[Begin DATASET EXTRACT]

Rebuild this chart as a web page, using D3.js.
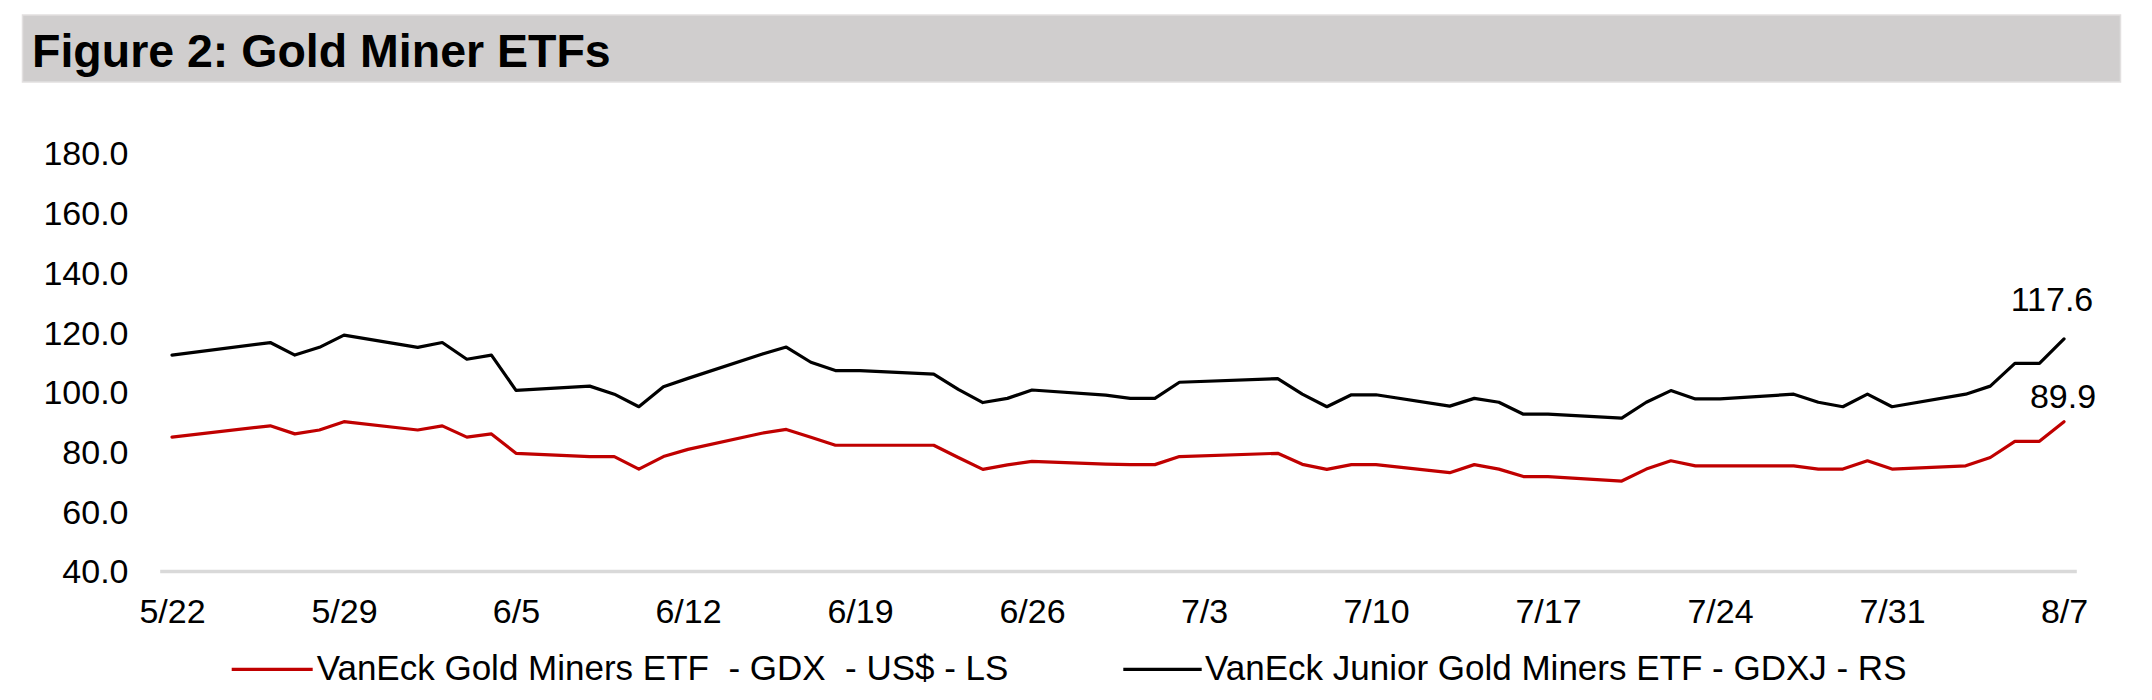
<!DOCTYPE html>
<html>
<head>
<meta charset="utf-8">
<script src="https://cdn.jsdelivr.net/npm/d3@7/dist/d3.min.js"></script>
<style>
  html, body { margin: 0; padding: 0; background: #ffffff; }
  svg { display: block; font-family: "Liberation Sans", Arial, Helvetica, sans-serif; }
</style>
</head>
<body>
<svg id="chart" width="2152" height="700"></svg>
<script>
// ---------------- DATA ----------------
const titleText = "Figure 2: Gold Miner ETFs";
const year = 2020;
const tradingDays = ["5/22","5/26","5/27","5/28","5/29","6/1","6/2","6/3","6/4","6/5",
  "6/8","6/9","6/10","6/11","6/12","6/15","6/16","6/17","6/18","6/19",
  "6/22","6/23","6/24","6/25","6/26","6/29","6/30","7/1","7/2","7/6",
  "7/7","7/8","7/9","7/10","7/13","7/14","7/15","7/16","7/17","7/20",
  "7/21","7/22","7/23","7/24","7/27","7/28","7/29","7/30","7/31","8/3",
  "8/4","8/5","8/6","8/7"];
const gdx = [84.7,88.5,85.8,87.1,89.9,87.1,88.5,84.7,85.8,79.3,
  78.2,78.2,74.0,78.2,80.6,86.0,87.3,84.7,82.0,82.0,
  82.0,77.9,73.9,75.4,76.6,75.7,75.5,75.5,78.2,79.3,
  75.6,73.9,75.5,75.5,72.8,75.5,74.0,71.5,71.5,70.0,
  74.0,76.8,75.1,75.1,75.1,74.0,74.0,76.8,74.0,75.1,
  77.9,83.3,83.3,89.9];
const gdxj = [112.2,116.4,112.2,114.8,118.9,114.8,116.4,110.8,112.2,100.4,
  101.8,99.1,94.9,101.6,104.4,112.5,114.9,109.8,107.0,107.0,
  105.8,100.7,96.3,97.7,100.5,98.8,97.7,97.7,103.1,104.3,
  99.1,94.9,98.9,98.9,95.1,97.7,96.4,92.4,92.4,91.1,
  96.4,100.3,97.5,97.5,99.1,96.4,94.9,99.1,94.9,99.1,
  101.8,109.4,109.4,117.6];
const xTickLabels = ["5/22","5/29","6/5","6/12","6/19","6/26","7/3","7/10","7/17","7/24","7/31","8/7"];
const yTicks = [40,60,80,100,120,140,160,180];
const seriesNames = ["VanEck Gold Miners ETF  - GDX  - US$ - LS", "VanEck Junior Gold Miners ETF - GDXJ - RS"];
const seriesColors = ["#c00000", "#000000"];

// ---------------- HELPERS ----------------
const parseMD = s => { const [m, d] = s.split("/").map(Number); return new Date(Date.UTC(year, m - 1, d)); };
const dates = tradingDays.map(parseMD);
const tickDates = xTickLabels.map(parseMD);
const halfDay = 12 * 3600 * 1000;

const svg = d3.select("#chart");

// Title band
svg.append("rect").attr("x", 22.5).attr("y", 15).attr("width", 2098).attr("height", 67)
  .attr("fill", "#d0cece").attr("stroke", "#e2e0e0").attr("stroke-width", 1.5);
svg.append("text").attr("x", 32).attr("y", 67)
  .attr("font-size", 46.5).attr("font-weight", "bold").attr("fill", "#000")
  .text(titleText);

// Scales
const x = d3.scaleUtc()
  .domain([new Date(dates[0].getTime() - halfDay), new Date(dates[dates.length - 1].getTime() + halfDay)])
  .range([159.7, 2076.3]);
const y = d3.scaleLinear().domain([40, 180]).range([570.6, 152.7]);

// Y axis (labels only)
const yAxis = svg.append("g").attr("transform", "translate(128.5,0)")
  .call(d3.axisLeft(y).tickValues(yTicks).tickFormat(d3.format(".1f")).tickSize(0).tickPadding(0));
yAxis.select(".domain").remove();
yAxis.selectAll("text").attr("font-size", 34).attr("fill", "#000").attr("dy", "0.36em")
  .attr("font-family", "Liberation Sans, Arial, sans-serif");

// X axis
const xAxis = svg.append("g").attr("transform", "translate(0,571)")
  .call(d3.axisBottom(x).tickValues(tickDates).tickFormat(d3.utcFormat("%-m/%-d")).tickSize(0).tickPadding(0));
xAxis.select(".domain").attr("stroke", "#d9d9d9").attr("stroke-width", 3.5);
xAxis.selectAll("text").attr("font-size", 34).attr("fill", "#000").attr("y", 28).attr("dy", "0.71em")
  .attr("font-family", "Liberation Sans, Arial, sans-serif");

// Lines
const line = d3.line().x((d, i) => x(dates[i])).y(d => y(d));
[gdx, gdxj].forEach((vals, k) => {
  svg.append("path").datum(vals)
    .attr("d", line)
    .attr("fill", "none")
    .attr("stroke", seriesColors[k])
    .attr("stroke-width", 3.2)
    .attr("stroke-linejoin", "round")
    .attr("stroke-linecap", "round");
});

// End-point data labels
const lastDate = dates[dates.length - 1];
const endLabels = [
  { v: gdxj[gdxj.length - 1], dx: -12, dy: -28 },
  { v: gdx[gdx.length - 1], dx: -1, dy: -14 }
];
endLabels.forEach(l => {
  svg.append("text")
    .attr("x", x(lastDate) + l.dx)
    .attr("y", y(l.v) + l.dy)
    .attr("text-anchor", "middle")
    .attr("font-size", 34)
    .attr("fill", "#000")
    .text(d3.format(".1f")(l.v));
});

// Legend
const legendItems = [
  { x1: 231.7, x2: 312.7, tx: 316.7 },
  { x1: 1123.3, x2: 1201.7, tx: 1205 }
];
legendItems.forEach((it, k) => {
  svg.append("line").attr("x1", it.x1).attr("x2", it.x2).attr("y1", 669.3).attr("y2", 669.3)
    .attr("stroke", seriesColors[k]).attr("stroke-width", 3.2);
  svg.append("text").attr("x", it.tx).attr("y", 680)
    .attr("font-size", 35).attr("fill", "#000")
    .attr("xml:space", "preserve").style("white-space", "pre")
    .text(seriesNames[k]);
});
</script>
</body>
</html>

[End DATASET EXTRACT]

Give an exact reproduction of every line, leaving out any picture.

Rebuild this chart as a web page, using D3.js.
<!DOCTYPE html>
<html>
<head>
<meta charset="utf-8">
<script src="https://cdn.jsdelivr.net/npm/d3@7/dist/d3.min.js"></script>
<style>
  html, body { margin: 0; padding: 0; background: #ffffff; }
  svg { display: block; font-family: "Liberation Sans", Arial, Helvetica, sans-serif; }
</style>
</head>
<body>
<svg id="chart" width="2152" height="700"></svg>
<script>
// ---------------- DATA ----------------
const titleText = "Figure 2: Gold Miner ETFs";
const year = 2020;
const tradingDays = ["5/22","5/26","5/27","5/28","5/29","6/1","6/2","6/3","6/4","6/5",
  "6/8","6/9","6/10","6/11","6/12","6/15","6/16","6/17","6/18","6/19",
  "6/22","6/23","6/24","6/25","6/26","6/29","6/30","7/1","7/2","7/6",
  "7/7","7/8","7/9","7/10","7/13","7/14","7/15","7/16","7/17","7/20",
  "7/21","7/22","7/23","7/24","7/27","7/28","7/29","7/30","7/31","8/3",
  "8/4","8/5","8/6","8/7"];
const gdx = [84.7,88.5,85.8,87.1,89.9,87.1,88.5,84.7,85.8,79.3,
  78.2,78.2,74.0,78.2,80.6,86.0,87.3,84.7,82.0,82.0,
  82.0,77.9,73.9,75.4,76.6,75.7,75.5,75.5,78.2,79.3,
  75.6,73.9,75.5,75.5,72.8,75.5,74.0,71.5,71.5,70.0,
  74.0,76.8,75.1,75.1,75.1,74.0,74.0,76.8,74.0,75.1,
  77.9,83.3,83.3,89.9];
const gdxj = [112.2,116.4,112.2,114.8,118.9,114.8,116.4,110.8,112.2,100.4,
  101.8,99.1,94.9,101.6,104.4,112.5,114.9,109.8,107.0,107.0,
  105.8,100.7,96.3,97.7,100.5,98.8,97.7,97.7,103.1,104.3,
  99.1,94.9,98.9,98.9,95.1,97.7,96.4,92.4,92.4,91.1,
  96.4,100.3,97.5,97.5,99.1,96.4,94.9,99.1,94.9,99.1,
  101.8,109.4,109.4,117.6];
const xTickLabels = ["5/22","5/29","6/5","6/12","6/19","6/26","7/3","7/10","7/17","7/24","7/31","8/7"];
const yTicks = [40,60,80,100,120,140,160,180];
const seriesNames = ["VanEck Gold Miners ETF  - GDX  - US$ - LS", "VanEck Junior Gold Miners ETF - GDXJ - RS"];
const seriesColors = ["#c00000", "#000000"];

// ---------------- HELPERS ----------------
const parseMD = s => { const [m, d] = s.split("/").map(Number); return new Date(Date.UTC(year, m - 1, d)); };
const dates = tradingDays.map(parseMD);
const tickDates = xTickLabels.map(parseMD);
const halfDay = 12 * 3600 * 1000;

const svg = d3.select("#chart");

// Title band
svg.append("rect").attr("x", 22.5).attr("y", 15).attr("width", 2098).attr("height", 67)
  .attr("fill", "#d0cece").attr("stroke", "#e2e0e0").attr("stroke-width", 1.5);
svg.append("text").attr("x", 32).attr("y", 67)
  .attr("font-size", 46.5).attr("font-weight", "bold").attr("fill", "#000")
  .text(titleText);

// Scales
const x = d3.scaleUtc()
  .domain([new Date(dates[0].getTime() - halfDay), new Date(dates[dates.length - 1].getTime() + halfDay)])
  .range([159.7, 2076.3]);
const y = d3.scaleLinear().domain([40, 180]).range([570.6, 152.7]);

// Y axis (labels only)
const yAxis = svg.append("g").attr("transform", "translate(128.5,0)")
  .call(d3.axisLeft(y).tickValues(yTicks).tickFormat(d3.format(".1f")).tickSize(0).tickPadding(0));
yAxis.select(".domain").remove();
yAxis.selectAll("text").attr("font-size", 34).attr("fill", "#000").attr("dy", "0.36em")
  .attr("font-family", "Liberation Sans, Arial, sans-serif");

// X axis
const xAxis = svg.append("g").attr("transform", "translate(0,571)")
  .call(d3.axisBottom(x).tickValues(tickDates).tickFormat(d3.utcFormat("%-m/%-d")).tickSize(0).tickPadding(0));
xAxis.select(".domain").attr("stroke", "#d9d9d9").attr("stroke-width", 3.5);
xAxis.selectAll("text").attr("font-size", 34).attr("fill", "#000").attr("y", 28).attr("dy", "0.71em")
  .attr("font-family", "Liberation Sans, Arial, sans-serif");

// Lines
const line = d3.line().x((d, i) => x(dates[i])).y(d => y(d));
[gdx, gdxj].forEach((vals, k) => {
  svg.append("path").datum(vals)
    .attr("d", line)
    .attr("fill", "none")
    .attr("stroke", seriesColors[k])
    .attr("stroke-width", 3.2)
    .attr("stroke-linejoin", "round")
    .attr("stroke-linecap", "round");
});

// End-point data labels
const lastDate = dates[dates.length - 1];
const endLabels = [
  { v: gdxj[gdxj.length - 1], dx: -12, dy: -28 },
  { v: gdx[gdx.length - 1], dx: -1, dy: -14 }
];
endLabels.forEach(l => {
  svg.append("text")
    .attr("x", x(lastDate) + l.dx)
    .attr("y", y(l.v) + l.dy)
    .attr("text-anchor", "middle")
    .attr("font-size", 34)
    .attr("fill", "#000")
    .text(d3.format(".1f")(l.v));
});

// Legend
const legendItems = [
  { x1: 231.7, x2: 312.7, tx: 316.7 },
  { x1: 1123.3, x2: 1201.7, tx: 1205 }
];
legendItems.forEach((it, k) => {
  svg.append("line").attr("x1", it.x1).attr("x2", it.x2).attr("y1", 669.3).attr("y2", 669.3)
    .attr("stroke", seriesColors[k]).attr("stroke-width", 3.2);
  svg.append("text").attr("x", it.tx).attr("y", 680)
    .attr("font-size", 35).attr("fill", "#000")
    .attr("xml:space", "preserve").style("white-space", "pre")
    .text(seriesNames[k]);
});
</script>
</body>
</html>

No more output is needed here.